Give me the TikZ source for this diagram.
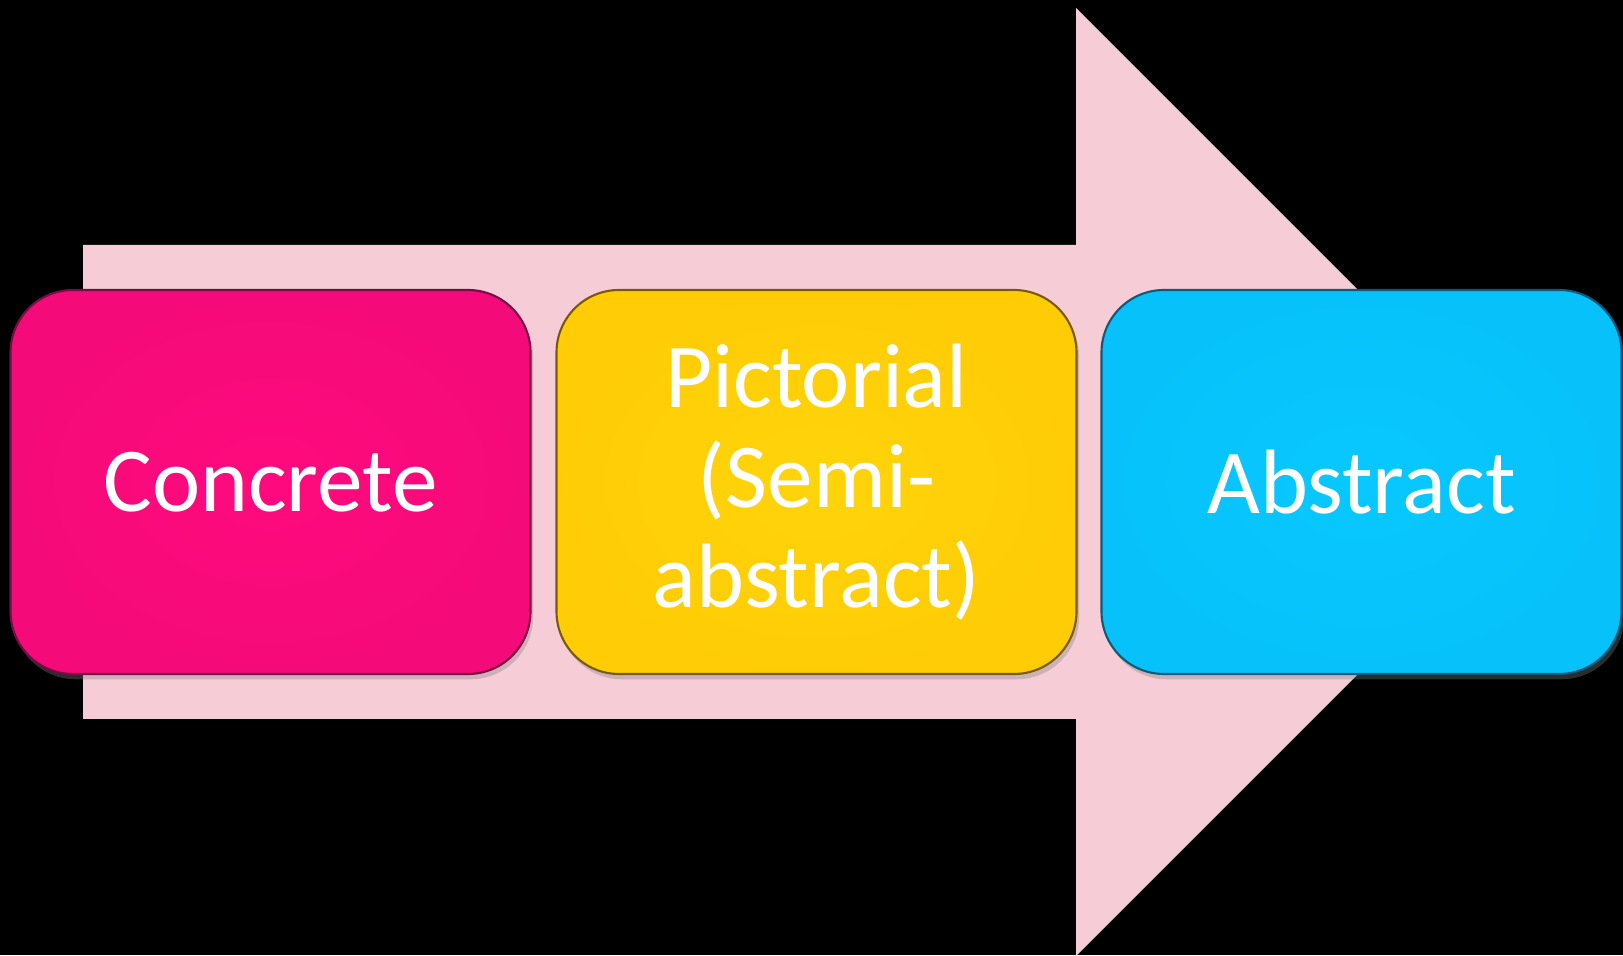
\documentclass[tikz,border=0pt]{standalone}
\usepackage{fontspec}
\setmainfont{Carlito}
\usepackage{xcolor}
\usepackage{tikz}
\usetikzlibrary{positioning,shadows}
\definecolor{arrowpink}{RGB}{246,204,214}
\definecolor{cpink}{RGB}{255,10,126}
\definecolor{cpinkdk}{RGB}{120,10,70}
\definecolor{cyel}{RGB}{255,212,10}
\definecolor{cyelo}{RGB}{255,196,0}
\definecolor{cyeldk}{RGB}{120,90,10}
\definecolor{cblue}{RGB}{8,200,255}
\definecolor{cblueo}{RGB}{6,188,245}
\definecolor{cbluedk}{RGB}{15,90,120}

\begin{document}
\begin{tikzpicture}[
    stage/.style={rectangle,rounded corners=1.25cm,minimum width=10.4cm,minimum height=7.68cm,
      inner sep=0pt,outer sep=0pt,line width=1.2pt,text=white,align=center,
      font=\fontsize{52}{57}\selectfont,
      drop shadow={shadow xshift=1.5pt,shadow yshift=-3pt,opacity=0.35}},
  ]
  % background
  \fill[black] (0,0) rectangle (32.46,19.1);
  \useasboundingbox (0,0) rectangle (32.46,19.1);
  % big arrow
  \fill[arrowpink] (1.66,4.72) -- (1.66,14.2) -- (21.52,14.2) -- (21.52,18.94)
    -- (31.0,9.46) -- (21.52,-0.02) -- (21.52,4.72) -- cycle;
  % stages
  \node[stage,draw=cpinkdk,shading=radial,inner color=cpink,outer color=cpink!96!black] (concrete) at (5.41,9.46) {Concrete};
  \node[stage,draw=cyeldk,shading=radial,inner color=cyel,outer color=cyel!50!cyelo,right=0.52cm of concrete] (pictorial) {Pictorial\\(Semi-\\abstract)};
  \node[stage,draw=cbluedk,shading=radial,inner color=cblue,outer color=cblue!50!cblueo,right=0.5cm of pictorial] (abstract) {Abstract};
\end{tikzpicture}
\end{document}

--

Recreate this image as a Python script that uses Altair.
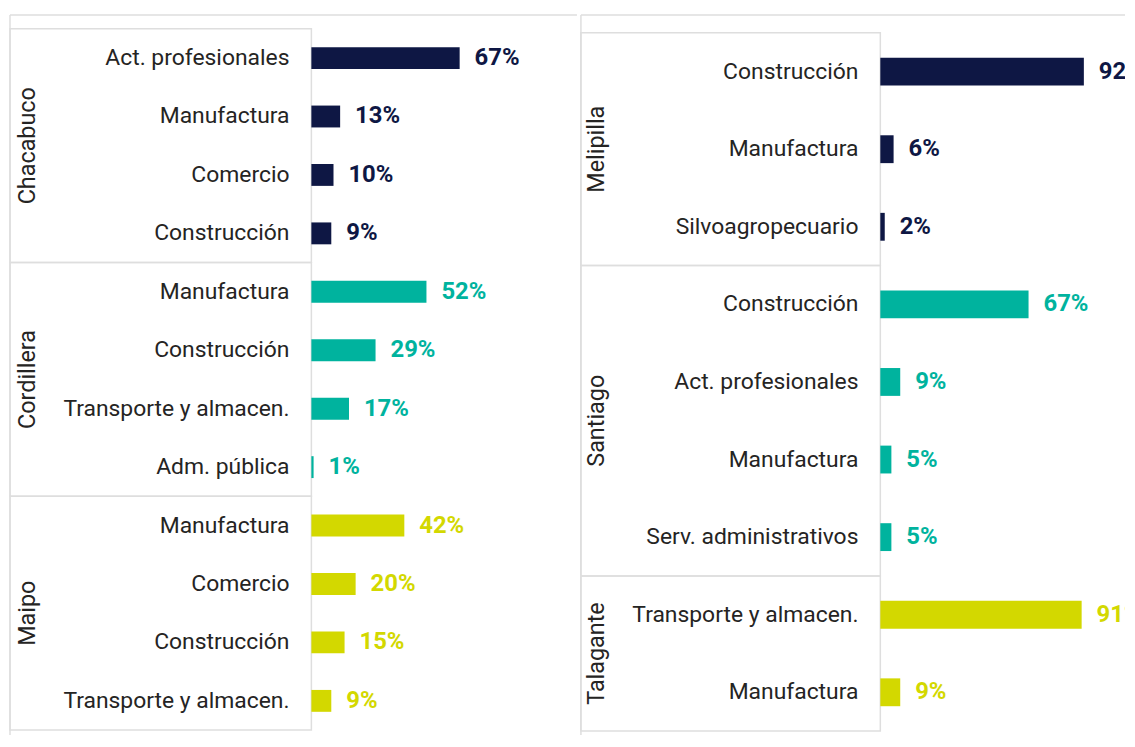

...

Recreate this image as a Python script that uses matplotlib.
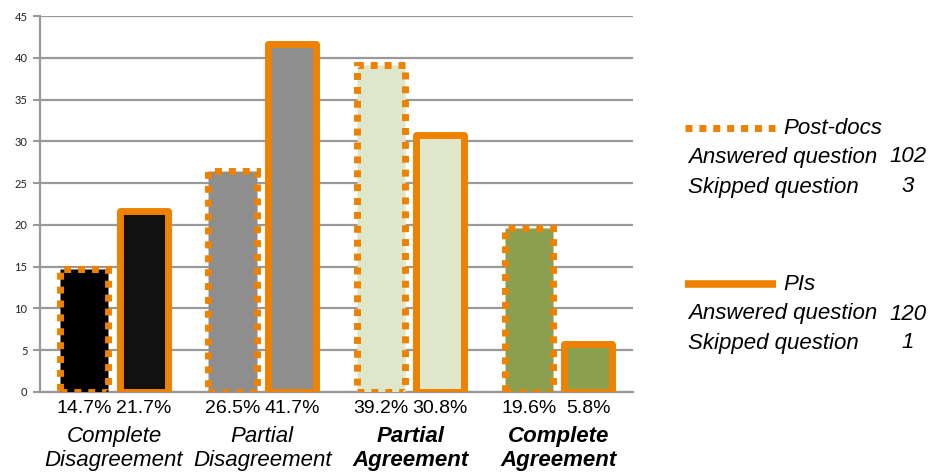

Written request:
Which lines in the listing above hold the word "uses"? Show each of them.

Answer to the problem:
Recreate this image as a Python script that uses Altair.
Recreate this image as a Python script that uses matplotlib.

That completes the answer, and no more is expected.